На студии всем гамузом завалились в просторный кабинет Снегирёва, очень растроганного таким счастливым явлением. Гости выставили принесённые бутылки и закуску, без промедлений выпили и безнаказанно зашумели. Гелий принимал как хозяин, выставил на письменный стол стаканы и тарелки, достал деньги и послал кого-то ещё за бутылкой. И как хозяин, он не мог омрачить благодушие дорогих визитёров нехваткой водки! Или огорчить тоскливым состоянием недоперепоя, как говаривал В.П.

Расстались мы тогда с Гелием счастливыми друзьями, с объятиями и клятвами в верной дружбе…

Что мог сделать Некрасов, видя, как Гелий Снегирёв льнет к нему, старается быть рядом, хочет поддержать его, а заодно, вероятно, и себя самого? Он и сам тянулся к Гелию, стараясь не втягивать его никуда, ни в какие диссидентские затеи.

Естественно Некрасову и в голову не приходило прекратить общение с Гелием. Наоборот, он чрезвычайно ценил их дружбу, радовался его приходам, переживал за семейные ссоры.

Перед отъездом Некрасова их беседы участились. Меня не опасались, и я иногда слушал их разговоры. Гелий говорил безудержно и занятно, а Вика быстро утомлялся от такого словесного потока, слушал рассеянно, хотя и не прерывал. Гелий горячился и всё рассказывал о волновавшем его Спшке визволення Украши – Союзе освобождения Украины, которую в тридцатых годах создало само ГПУ, чтобы потом прозорливо разоблачить эту якобы антисоветскую организацию.

Специально втянули людей в смертельное дело, а потом – бац! – раскрыли заговор! Кто сейчас помнит об этом, а если рассказать – кто поверит? Но сколько под это дело забрали киевских интеллигентов, лучших украинцев. И всех расстреляли, сволочи! А его, Гелия, мама была членом этого союза и, по всему, осведомителем ГПУ!

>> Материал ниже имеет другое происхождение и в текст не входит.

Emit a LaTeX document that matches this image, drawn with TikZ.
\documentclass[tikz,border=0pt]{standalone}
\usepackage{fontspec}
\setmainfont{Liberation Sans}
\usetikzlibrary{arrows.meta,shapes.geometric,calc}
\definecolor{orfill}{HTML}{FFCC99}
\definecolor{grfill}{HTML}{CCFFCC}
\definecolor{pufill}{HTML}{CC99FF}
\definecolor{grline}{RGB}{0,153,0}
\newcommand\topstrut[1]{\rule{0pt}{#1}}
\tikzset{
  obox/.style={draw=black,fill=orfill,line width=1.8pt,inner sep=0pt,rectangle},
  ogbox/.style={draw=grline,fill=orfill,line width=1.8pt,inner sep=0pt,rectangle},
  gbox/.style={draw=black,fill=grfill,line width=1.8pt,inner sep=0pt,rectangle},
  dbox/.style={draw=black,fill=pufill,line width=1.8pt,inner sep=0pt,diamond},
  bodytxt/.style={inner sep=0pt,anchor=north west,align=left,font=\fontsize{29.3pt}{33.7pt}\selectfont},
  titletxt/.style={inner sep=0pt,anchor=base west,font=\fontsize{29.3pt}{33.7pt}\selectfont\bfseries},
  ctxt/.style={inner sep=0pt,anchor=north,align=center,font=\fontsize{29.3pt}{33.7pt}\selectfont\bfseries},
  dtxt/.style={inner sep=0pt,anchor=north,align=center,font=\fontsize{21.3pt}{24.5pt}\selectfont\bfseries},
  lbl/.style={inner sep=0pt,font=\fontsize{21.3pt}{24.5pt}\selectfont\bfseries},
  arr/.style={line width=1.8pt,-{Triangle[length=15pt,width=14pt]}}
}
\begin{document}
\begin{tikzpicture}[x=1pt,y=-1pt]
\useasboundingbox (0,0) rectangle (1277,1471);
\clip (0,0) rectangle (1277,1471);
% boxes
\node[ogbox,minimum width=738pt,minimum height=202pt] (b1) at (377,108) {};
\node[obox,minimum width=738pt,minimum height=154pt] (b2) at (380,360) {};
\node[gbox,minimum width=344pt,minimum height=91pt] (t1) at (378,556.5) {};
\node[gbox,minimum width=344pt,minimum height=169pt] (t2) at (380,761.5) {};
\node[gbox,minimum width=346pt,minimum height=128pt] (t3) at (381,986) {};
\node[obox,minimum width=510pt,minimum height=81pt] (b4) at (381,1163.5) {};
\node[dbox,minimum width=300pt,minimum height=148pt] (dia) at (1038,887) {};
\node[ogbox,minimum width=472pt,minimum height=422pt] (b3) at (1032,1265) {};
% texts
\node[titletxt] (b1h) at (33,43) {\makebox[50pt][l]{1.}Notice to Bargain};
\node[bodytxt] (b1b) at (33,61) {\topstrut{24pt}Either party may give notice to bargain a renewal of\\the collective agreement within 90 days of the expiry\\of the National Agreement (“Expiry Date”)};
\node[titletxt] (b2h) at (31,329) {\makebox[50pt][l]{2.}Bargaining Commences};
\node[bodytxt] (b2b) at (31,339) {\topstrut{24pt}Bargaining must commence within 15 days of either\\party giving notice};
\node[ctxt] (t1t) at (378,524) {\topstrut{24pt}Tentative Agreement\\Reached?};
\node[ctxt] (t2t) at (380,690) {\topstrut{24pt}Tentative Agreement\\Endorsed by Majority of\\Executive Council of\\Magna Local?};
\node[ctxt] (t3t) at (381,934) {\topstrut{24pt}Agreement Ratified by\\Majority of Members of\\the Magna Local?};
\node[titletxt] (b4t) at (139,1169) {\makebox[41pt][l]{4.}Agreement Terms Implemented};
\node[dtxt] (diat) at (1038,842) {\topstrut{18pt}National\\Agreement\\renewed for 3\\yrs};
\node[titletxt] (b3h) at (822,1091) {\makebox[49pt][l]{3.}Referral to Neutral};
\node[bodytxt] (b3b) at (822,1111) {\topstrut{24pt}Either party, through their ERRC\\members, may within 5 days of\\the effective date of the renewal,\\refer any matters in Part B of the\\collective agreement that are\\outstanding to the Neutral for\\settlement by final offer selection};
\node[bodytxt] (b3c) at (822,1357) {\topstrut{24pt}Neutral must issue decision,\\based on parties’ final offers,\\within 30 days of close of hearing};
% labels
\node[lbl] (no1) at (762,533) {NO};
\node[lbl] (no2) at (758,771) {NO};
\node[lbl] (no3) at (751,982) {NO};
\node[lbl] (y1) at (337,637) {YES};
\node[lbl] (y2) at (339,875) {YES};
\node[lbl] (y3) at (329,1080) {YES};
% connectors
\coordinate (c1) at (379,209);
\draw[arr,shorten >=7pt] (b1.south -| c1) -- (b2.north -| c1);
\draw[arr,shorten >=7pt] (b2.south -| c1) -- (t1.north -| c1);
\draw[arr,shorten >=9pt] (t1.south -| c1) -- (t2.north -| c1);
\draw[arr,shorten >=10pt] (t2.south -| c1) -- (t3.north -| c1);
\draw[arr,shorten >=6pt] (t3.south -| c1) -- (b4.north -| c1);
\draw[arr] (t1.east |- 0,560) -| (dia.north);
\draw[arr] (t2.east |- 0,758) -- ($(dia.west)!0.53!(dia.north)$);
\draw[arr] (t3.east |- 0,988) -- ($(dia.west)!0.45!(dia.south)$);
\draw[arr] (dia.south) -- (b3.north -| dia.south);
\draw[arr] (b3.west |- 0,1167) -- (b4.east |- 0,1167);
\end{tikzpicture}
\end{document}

Вика задумчиво смотрел на киевские крыши. Эта история, вероятно, не была для него особой новостью. Что ты, Вика, помнишь о тех событиях, спрашивал Гелий. Некрасов пожимал плечами, мол, что тут говорить…

В те времена принято было, понизив голос и приникнув телом к собеседнику, сообщить, что пишется кое-что «в стол». Часто разговор на этом и заканчивался, потому что рассказчик, сообщив эту приватную новость, замолкал и на подстёгивающий вопрос нетерпеливого собеседника отвечал мимикой. Мотал головой, закатывал глаза и складывал губки на манер печального Пьеро. Понимавший толк в конспирации собеседник больше не настаивал и начинал мысленно ворошить ящики своего письменного стола, может, там что-то крамольное завалялось…

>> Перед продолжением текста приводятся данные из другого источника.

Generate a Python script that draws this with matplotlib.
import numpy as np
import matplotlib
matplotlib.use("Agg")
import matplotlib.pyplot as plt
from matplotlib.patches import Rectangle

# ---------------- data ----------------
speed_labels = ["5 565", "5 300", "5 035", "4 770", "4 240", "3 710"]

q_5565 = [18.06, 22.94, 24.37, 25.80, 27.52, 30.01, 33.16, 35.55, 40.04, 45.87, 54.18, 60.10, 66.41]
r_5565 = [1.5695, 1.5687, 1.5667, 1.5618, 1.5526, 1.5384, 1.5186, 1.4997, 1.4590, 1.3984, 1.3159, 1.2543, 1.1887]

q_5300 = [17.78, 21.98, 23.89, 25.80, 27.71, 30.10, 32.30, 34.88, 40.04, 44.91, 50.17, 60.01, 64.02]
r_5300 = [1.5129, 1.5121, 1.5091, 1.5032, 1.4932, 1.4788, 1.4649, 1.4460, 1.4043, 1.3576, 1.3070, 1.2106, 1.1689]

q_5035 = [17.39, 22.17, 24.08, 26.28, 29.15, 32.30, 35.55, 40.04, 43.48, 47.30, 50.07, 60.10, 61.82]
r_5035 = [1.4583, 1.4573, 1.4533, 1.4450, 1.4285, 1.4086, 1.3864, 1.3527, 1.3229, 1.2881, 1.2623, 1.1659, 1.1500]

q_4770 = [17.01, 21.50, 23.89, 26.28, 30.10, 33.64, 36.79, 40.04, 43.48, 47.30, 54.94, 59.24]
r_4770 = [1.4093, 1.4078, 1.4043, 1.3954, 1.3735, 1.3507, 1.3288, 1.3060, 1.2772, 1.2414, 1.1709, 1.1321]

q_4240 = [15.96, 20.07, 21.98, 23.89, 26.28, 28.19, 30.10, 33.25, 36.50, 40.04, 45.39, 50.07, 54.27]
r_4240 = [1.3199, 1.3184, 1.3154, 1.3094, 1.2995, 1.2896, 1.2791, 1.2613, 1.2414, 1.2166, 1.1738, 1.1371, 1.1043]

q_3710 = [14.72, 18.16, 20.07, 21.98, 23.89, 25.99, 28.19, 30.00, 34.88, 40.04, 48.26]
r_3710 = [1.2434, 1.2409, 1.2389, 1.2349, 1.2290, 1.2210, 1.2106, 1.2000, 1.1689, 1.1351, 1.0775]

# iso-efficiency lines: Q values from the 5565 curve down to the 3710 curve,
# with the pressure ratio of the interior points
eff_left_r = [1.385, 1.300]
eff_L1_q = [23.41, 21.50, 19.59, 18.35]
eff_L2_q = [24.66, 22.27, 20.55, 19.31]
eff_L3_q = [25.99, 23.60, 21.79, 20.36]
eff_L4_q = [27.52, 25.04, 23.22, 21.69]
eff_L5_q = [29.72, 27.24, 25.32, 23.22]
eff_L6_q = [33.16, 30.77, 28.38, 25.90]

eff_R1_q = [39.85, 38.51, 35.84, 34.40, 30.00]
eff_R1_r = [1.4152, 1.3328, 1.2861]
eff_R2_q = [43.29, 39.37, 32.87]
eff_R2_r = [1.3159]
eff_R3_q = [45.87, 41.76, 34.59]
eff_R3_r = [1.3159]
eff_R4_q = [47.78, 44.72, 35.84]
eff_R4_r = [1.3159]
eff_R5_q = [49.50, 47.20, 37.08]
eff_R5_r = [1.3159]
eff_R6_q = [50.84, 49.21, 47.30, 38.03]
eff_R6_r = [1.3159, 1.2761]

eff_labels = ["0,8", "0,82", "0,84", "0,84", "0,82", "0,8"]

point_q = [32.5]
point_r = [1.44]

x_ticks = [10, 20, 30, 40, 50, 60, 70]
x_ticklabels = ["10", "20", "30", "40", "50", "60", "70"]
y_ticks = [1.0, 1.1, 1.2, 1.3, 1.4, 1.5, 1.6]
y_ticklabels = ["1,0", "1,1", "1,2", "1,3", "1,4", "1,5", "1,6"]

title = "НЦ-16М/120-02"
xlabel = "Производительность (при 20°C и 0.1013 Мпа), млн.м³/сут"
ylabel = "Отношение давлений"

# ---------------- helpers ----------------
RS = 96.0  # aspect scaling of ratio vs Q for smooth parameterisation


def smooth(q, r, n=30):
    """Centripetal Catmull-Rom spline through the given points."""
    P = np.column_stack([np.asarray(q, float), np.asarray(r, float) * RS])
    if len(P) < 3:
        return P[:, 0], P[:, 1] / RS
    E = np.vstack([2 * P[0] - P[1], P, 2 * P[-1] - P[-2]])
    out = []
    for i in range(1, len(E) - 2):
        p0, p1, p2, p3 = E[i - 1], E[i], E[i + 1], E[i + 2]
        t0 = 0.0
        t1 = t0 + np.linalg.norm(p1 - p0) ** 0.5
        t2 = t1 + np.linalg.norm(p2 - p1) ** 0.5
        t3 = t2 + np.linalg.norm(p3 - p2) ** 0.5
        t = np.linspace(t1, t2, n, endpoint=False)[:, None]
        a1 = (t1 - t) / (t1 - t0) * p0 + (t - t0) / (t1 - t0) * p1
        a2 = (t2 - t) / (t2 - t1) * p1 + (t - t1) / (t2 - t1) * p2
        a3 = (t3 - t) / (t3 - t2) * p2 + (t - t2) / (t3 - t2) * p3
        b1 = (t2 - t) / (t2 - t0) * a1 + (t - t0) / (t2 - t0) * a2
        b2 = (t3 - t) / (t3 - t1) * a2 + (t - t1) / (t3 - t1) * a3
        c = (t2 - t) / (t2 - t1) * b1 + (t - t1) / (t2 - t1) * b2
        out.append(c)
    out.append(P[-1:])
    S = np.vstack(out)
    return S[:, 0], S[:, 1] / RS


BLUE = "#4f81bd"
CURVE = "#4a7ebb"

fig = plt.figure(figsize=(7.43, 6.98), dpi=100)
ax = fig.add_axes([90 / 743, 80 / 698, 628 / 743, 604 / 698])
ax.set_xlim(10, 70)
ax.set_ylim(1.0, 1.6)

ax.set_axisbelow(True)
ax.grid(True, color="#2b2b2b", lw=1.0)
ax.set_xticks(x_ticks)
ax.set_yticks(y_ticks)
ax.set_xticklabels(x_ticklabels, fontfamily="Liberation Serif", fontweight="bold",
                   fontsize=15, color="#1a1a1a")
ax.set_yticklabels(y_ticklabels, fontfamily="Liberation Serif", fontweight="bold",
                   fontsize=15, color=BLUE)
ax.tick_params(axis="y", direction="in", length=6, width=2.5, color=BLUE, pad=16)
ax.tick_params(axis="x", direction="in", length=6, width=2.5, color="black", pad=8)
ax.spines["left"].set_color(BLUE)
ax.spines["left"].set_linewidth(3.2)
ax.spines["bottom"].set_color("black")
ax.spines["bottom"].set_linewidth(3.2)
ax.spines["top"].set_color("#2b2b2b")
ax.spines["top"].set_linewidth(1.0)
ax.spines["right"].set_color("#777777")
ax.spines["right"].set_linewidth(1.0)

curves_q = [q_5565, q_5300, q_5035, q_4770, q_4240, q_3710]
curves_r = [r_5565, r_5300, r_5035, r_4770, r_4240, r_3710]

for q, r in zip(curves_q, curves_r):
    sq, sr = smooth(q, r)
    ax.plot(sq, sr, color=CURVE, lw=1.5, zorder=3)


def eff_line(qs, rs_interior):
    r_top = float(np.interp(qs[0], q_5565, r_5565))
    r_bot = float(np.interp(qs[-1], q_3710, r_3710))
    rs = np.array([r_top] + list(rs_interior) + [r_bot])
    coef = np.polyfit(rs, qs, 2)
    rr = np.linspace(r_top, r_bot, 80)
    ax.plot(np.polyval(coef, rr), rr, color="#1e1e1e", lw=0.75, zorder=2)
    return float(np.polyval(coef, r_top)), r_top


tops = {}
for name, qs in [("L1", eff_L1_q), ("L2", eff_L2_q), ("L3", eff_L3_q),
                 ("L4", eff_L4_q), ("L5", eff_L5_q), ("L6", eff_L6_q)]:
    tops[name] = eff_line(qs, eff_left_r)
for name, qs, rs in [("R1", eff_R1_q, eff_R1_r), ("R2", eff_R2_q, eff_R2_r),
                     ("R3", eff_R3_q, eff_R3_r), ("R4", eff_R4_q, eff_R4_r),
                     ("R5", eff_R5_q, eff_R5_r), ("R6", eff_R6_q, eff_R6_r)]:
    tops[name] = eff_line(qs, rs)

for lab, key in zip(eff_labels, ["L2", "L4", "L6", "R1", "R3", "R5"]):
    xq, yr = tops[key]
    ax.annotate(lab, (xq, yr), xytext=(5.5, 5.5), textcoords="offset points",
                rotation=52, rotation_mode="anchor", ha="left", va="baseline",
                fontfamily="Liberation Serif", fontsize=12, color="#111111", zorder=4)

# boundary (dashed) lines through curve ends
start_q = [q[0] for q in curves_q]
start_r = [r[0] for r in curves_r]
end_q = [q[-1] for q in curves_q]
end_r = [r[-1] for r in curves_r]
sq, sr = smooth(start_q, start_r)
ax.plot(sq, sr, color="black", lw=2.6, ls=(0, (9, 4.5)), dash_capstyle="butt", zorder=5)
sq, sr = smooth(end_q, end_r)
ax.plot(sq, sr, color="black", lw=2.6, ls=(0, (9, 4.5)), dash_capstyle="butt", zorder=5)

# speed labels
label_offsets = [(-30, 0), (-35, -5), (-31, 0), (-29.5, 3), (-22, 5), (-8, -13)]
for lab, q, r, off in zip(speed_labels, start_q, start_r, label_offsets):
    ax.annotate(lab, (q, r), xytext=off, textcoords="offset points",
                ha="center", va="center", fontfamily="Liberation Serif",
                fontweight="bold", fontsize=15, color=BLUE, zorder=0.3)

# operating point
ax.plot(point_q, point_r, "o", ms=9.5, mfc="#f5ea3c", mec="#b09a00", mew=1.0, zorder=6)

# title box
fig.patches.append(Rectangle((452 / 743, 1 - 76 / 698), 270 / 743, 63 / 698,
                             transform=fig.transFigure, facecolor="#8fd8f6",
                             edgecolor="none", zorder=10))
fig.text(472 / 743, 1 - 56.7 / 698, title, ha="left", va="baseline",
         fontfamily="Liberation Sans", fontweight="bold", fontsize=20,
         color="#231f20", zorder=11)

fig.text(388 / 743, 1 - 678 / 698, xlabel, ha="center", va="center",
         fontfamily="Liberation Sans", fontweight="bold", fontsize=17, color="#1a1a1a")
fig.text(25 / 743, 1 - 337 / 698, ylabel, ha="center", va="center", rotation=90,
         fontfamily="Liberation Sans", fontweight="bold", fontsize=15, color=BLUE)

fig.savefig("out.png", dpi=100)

У Некрасова «в столе» было четыре вещи – «Персональное дело коммуниста Юфы», «Мраморная крошка», «Король в Нью-Йорке» и «Ограбление века». По приезде в Париж «Юфа» и «Крошка» были сразу же напечатаны Виктором Перельманом в его журнале «Время и мы».

Я перепечатал на машинке стыдливо скрываемые вещицы «Король в Нью-Йорке» и «Ограбление века». Вика не хотел их публиковать, слишком уж эти рассказы, на его взгляд, отдавали ребячеством. Потом В.П., вклеив в «книжечку» несколько вырезанных из газет и журналов картинок, попросил переплести. Начертал красиво на обложке «Два рассказа». И вырисовал вензель VN. Эту миленькую штучку я обнаружил за книгами лишь через пятнадцать лет после его смерти!

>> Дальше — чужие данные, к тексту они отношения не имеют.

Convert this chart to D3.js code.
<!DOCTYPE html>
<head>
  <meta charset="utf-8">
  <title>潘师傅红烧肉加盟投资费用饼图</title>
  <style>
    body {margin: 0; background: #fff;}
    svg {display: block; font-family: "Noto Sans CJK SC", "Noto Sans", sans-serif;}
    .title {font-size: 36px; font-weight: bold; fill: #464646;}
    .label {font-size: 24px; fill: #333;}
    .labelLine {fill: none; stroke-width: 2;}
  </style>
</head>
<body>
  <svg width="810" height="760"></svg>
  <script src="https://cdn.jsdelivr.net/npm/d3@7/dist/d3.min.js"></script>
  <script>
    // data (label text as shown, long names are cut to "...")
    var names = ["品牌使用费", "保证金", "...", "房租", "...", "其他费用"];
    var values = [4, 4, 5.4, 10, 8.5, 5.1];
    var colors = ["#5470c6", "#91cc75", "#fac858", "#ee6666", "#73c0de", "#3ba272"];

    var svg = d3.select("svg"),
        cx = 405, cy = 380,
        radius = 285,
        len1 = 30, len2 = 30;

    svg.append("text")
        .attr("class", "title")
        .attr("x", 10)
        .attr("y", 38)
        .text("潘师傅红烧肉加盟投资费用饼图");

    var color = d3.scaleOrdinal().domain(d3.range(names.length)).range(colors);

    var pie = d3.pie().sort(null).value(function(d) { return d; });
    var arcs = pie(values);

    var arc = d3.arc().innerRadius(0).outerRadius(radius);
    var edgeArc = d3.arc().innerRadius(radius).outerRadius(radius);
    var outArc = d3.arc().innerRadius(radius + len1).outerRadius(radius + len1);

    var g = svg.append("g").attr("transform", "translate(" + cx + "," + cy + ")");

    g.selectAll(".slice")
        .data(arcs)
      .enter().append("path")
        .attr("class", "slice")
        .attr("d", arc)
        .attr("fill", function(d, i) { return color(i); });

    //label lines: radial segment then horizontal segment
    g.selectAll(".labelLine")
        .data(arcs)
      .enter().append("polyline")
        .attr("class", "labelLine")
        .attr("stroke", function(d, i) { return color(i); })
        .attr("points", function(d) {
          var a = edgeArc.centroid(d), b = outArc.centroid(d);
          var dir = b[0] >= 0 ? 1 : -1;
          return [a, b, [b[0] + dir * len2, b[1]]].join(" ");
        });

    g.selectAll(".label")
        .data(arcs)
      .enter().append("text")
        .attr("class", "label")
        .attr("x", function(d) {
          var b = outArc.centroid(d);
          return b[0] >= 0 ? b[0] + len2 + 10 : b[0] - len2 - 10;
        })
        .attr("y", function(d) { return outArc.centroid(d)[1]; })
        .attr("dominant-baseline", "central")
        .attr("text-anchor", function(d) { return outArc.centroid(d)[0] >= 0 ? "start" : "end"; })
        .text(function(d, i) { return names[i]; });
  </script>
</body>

Потом совершенно случайно выяснится, что «Короля в Нью-Йорке» Некрасов читал на квартире у писателя Лазаря Лазарева в Москве, перед отъездом. И Лазарев очень обрадуется, что рассказ этот нашелся, и немедленно его опубликует. А «Ограбление века», где Некрасов отыгрывается на Корнейчуке, я считаю совсем уж мелковатым рассказиком. Но лет пять назад и эту вещицу тоже напечатали, без моего ведома…

Гелий продолжал заходить, приносил цветы. Коротая время на кухне, шутил с польщённой комплиментами Милой и принимал близко к сердцу мелкие домашние жалобы мамы. Рассказывал в лицах за чаем, как его дядя, почитаемый украинский писатель и видный партийный лизун Вадим Собко, предупреждал о пагубных последствиях и яростно ругал его: «Зачем тебе эта дружба! Плюнь на этих подонков-антисоветчиков, пошли их всех… На хера тебе этот Некрасов?! Выведи эту шайку на чистую воду, а мы тебе на партбюро поможем!»